Because the application began as a personal tool, its development is driven first by whether it improves actual daily use rather than by the need to immediately become a general-purpose consumer application.
| Area | Current State |
|---|---|
| Location input | Manual latitude, longitude, and altitude entry is working. |
| Sunrise calculation | Working and used to generate solar timing data. |
| Sunset calculation | Working and presented alongside sunrise data. |
| Solar tables | Working table-based view for examining sunrise and sunset times over multiple dates. |
| Alerts | Working notifications for upcoming solar events, with more alarm-like behavior planned. |
| Personal use | The application is already in active personal use. |
| Public availability | Not currently released. Development remains focused on personal utility and expansion. |
One of the next logical improvements is automatic location access. Instead of requiring latitude, longitude, and altitude to be entered manually, SunTimer could request the user's location and update its calculations appropriately.
The notification system is also intended to become more deliberate.
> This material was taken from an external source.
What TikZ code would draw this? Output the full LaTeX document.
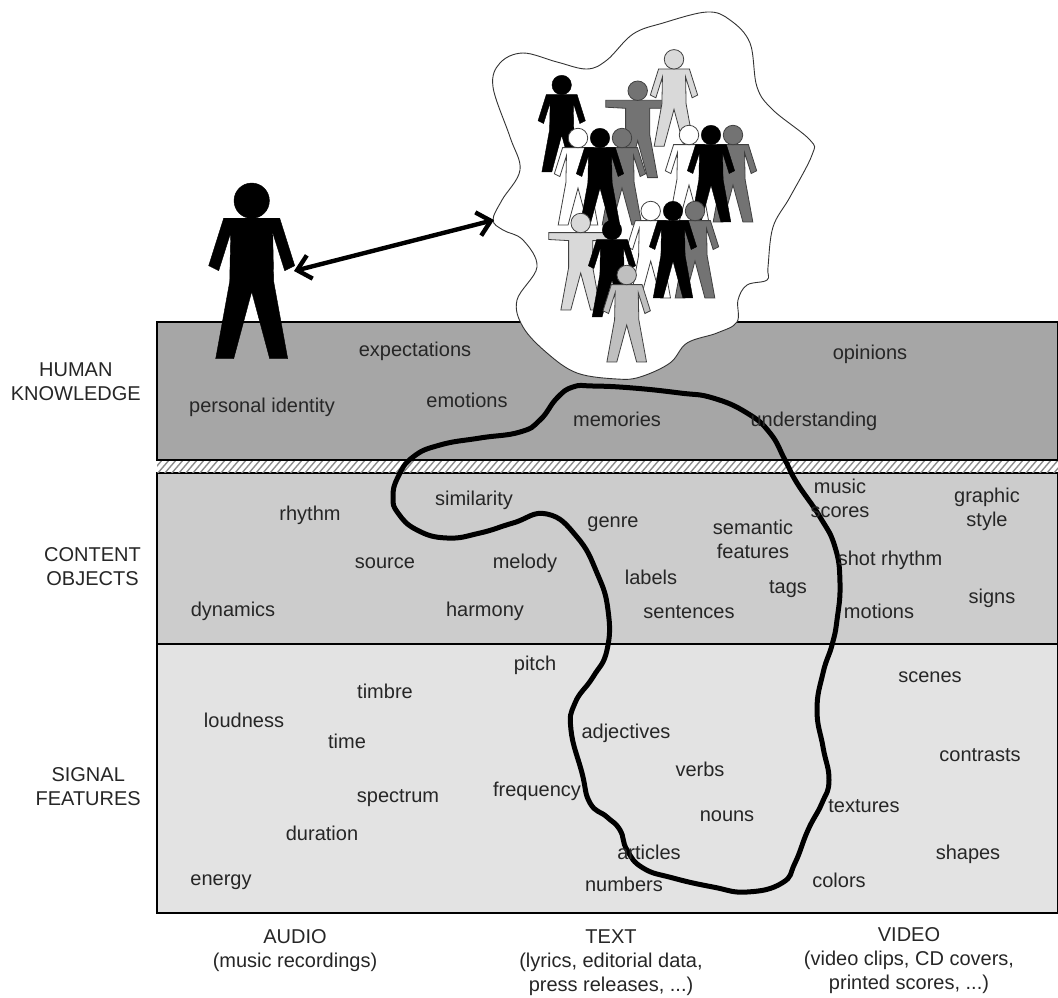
\documentclass[tikz,border=0pt]{standalone}
\usepackage{fontspec}
\setmainfont{Liberation Sans}
\usetikzlibrary{arrows.meta}
\tikzset{
    side/.style={inner sep=0pt, align=center, text=black!85, font=\fontsize{20}{24}\selectfont},
    lbl/.style={side, text height=13pt, text depth=5pt, yshift=-2.5pt},
    band/.style={draw=black, line width=1.3pt},
    blob/.style={draw=black!80, fill=white, line width=0.9pt},
    hatch/.style={draw=black!45, line width=1.4pt},
    blackman/.style={fill=black, draw=black},
    darkman/.style={fill=black!55, draw=black!75, line width=0.8pt},
    whiteman/.style={fill=white, draw=black!75, line width=0.8pt},
    lightman/.style={fill=black!15, draw=black!75, line width=0.8pt},
    paleman/.style={fill=black!25, draw=black!75, line width=0.8pt},
    loopline/.style={draw=black, line width=5pt},
    barb/.style={line width=4.4pt, {Straight Barb[length=13pt,width=24pt]}-{Straight Barb[length=13pt,width=24pt]}}
}
% person: head at (x,y), scale, style
\newcommand{\person}[4]{
    \begin{scope}[shift={(#1,#2)}, scale=#3]
        \path[#4] (-28,17.5) -- (28,17.5) -- (43,65) -- (33,70) -- (21,32) -- (22,81)
            -- (36,158) -- (18,158) -- (0,91) -- (-18,158) -- (-36,158) -- (-22,81)
            -- (-21,32) -- (-33,70) -- (-43,65) -- cycle;
        \path[#4] (0,0) circle (17.7);
    \end{scope}
}
% person with arms held out
\newcommand{\armsman}[4]{
    \begin{scope}[shift={(#1,#2)}, scale=#3]
        \path[#4] (-58,17.5) -- (58,17.5) -- (58,32) -- (22,32) -- (22,81)
            -- (36,158) -- (18,158) -- (0,91) -- (-18,158) -- (-36,158) -- (-22,81)
            -- (-22,32) -- (-58,30) -- cycle;
        \path[#4] (0,0) circle (17.7);
    \end{scope}
}
\begin{document}
\begin{tikzpicture}[x=1pt, y=-1pt]
    \useasboundingbox (0,0) rectangle (1058,997);

    % bands
    \path[band, fill=black!35] (157,322) rectangle (1058,460);
    \path[band, fill=black!20] (157,473) rectangle (1058,644);
    \path[band, fill=black!11] (157,644) rectangle (1058,913);
    \begin{scope}
        \clip (157,461) rectangle (1058,472);
        \foreach \x in {150,157,...,1070}
            \path[hatch] (\x,474) -- (\x+13,459);
    \end{scope}

    % crowd
    \path[blob] plot[smooth cycle, tension=0.6] coordinates {
        (523,53) (557,62) (587,69) (607,60) (633,34) (663,23) (707,12) (730,20)
        (750,43) (757,87) (773,110) (810,140) (812,155) (790,197) (773,227) (768,267)
        (767,280) (747,285) (738,300) (737,322) (717,333) (687,343) (670,363) (640,377)
        (617,379) (577,373) (547,353) (523,327) (517,300) (537,267) (523,240) (503,230)
        (493,220) (502,200) (520,170) (510,137) (493,87) (500,63)};
    \person{561.7}{85}{0.55}{blackman}
    \armsman{637.7}{90.7}{0.55}{darkman}
    \person{674}{59.3}{0.55}{lightman}
    \person{578}{138}{0.55}{whiteman}
    \person{622}{138}{0.55}{darkman}
    \person{600}{138}{0.55}{blackman}
    \person{689}{135}{0.55}{whiteman}
    \person{733}{135}{0.55}{darkman}
    \person{711}{135}{0.55}{blackman}
    \person{650.7}{211}{0.55}{whiteman}
    \person{695}{211}{0.55}{darkman}
    \person{673}{211}{0.55}{blackman}
    \armsman{580.7}{223}{0.55}{lightman}
    \person{612}{230}{0.55}{blackman}
    \person{626.7}{275}{0.55}{paleman}

    % listener
    \person{251.7}{200.7}{1}{blackman}
    \coordinate (listener) at (294,271);
    \coordinate (crowd) at (494,220);
    \draw[barb] (listener) -- (crowd);

    % music loop
    \path[loopline] plot[smooth cycle, tension=0.8] coordinates {
        (593,386) (633,388) (680,393) (713,398) (747,413) (770,433) (785,460) (797,483)
        (820,517) (835,547) (840,583) (837,620) (832,645) (823,673) (817,710) (823,747)
        (829,780) (822,803) (808,830) (795,863) (782,883) (747,892) (713,887) (673,878)
        (643,868) (627,850) (620,830) (607,817) (590,803) (582,773) (571,730) (575,703)
        (593,677) (607,650) (608,610) (597,573) (577,537) (547,514) (513,523) (480,533)
        (447,538) (417,530) (398,513) (393,497) (398,477) (413,457) (440,445) (480,438)
        (520,432) (540,420) (557,398) (573,387)};

    % human knowledge
    \node[lbl] (expectations) at (415,350) {expectations};
    \node[lbl] (opinions) at (870,353) {opinions};
    \node[lbl] (identity) at (262,406) {personal identity};
    \node[lbl] (emotions) at (467,401) {emotions};
    \node[lbl] (memories) at (617,420) {memories};
    \node[lbl] (understanding) at (814,420) {understanding};

    % content objects
    \node[lbl] (rhythm) at (310,514) {rhythm};
    \node[lbl] (similarity) at (474,499) {similarity};
    \node[lbl] (genre) at (613,521) {genre};
    \node[side] (semantic) at (753,539) {semantic\\features};
    \node[side] (scores) at (840,498) {music\\scores};
    \node[side] (graphic) at (987,509) {graphic\\style};
    \node[lbl] (source) at (385,562) {source};
    \node[lbl] (melody) at (525,562) {melody};
    \node[lbl] (shot) at (890,559) {shot rhythm};
    \node[lbl] (labels) at (651,578) {labels};
    \node[lbl] (tags) at (788,587) {tags};
    \node[lbl] (signs) at (992,597) {signs};
    \node[lbl] (dynamics) at (233,610) {dynamics};
    \node[lbl] (harmony) at (485,610) {harmony};
    \node[lbl] (sentences) at (689,612) {sentences};
    \node[lbl] (motions) at (879,612) {motions};

    % signal features
    \node[lbl] (pitch) at (535,664) {pitch};
    \node[lbl] (timbre) at (385,692) {timbre};
    \node[lbl] (scenes) at (930,676) {scenes};
    \node[lbl] (loudness) at (244,721) {loudness};
    \node[lbl] (adjectives) at (626,732) {adjectives};
    \node[lbl] (time) at (347,742) {time};
    \node[lbl] (contrasts) at (980,755) {contrasts};
    \node[lbl] (verbs) at (700,770) {verbs};
    \node[lbl] (spectrum) at (398,796) {spectrum};
    \node[lbl] (frequency) at (537,790) {frequency};
    \node[lbl] (textures) at (864,806) {textures};
    \node[lbl] (nouns) at (727,815) {nouns};
    \node[lbl] (duration) at (322,834) {duration};
    \node[lbl] (articles) at (649,853) {articles};
    \node[lbl] (shapes) at (968,853) {shapes};
    \node[lbl] (energy) at (221,879) {energy};
    \node[lbl] (colors) at (839,881) {colors};
    \node[lbl] (numbers) at (624,885) {numbers};

    % row names
    \node[side, anchor=east] (human) at (141,382) {HUMAN\\KNOWLEDGE};
    \node[side, anchor=east] (content) at (141,567) {CONTENT\\OBJECTS};
    \node[side, anchor=east] (signal) at (141,787) {SIGNAL\\FEATURES};

    % column names
    \node[side] (audio) at (295,951) {AUDIO\\(music recordings)};
    \node[side] (text) at (611,963) {TEXT\\(lyrics, editorial data,\\press releases, ...)};
    \node[side] (video) at (909,961) {VIDEO\\(video clips, CD covers,\\printed scores, ...)};
\end{tikzpicture}
\end{document}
Rather than using ordinary alert sounds, future versions may include audio engineered specifically for sunrise, sunset, and other astronomical events, with the goal of creating alarms that feel distinct without becoming abrasive.
Additional calendar systems may eventually be incorporated so that solar timing can be viewed alongside different cultural or chronological frameworks rather than only the standard civil calendar.
The most substantial expansion would move beyond sunrise and sunset into more detailed astronomical information: twilight periods, solar position, moonrise and moonset, lunar timing, and other useful measurements of where the sun and moon are within their visible cycles.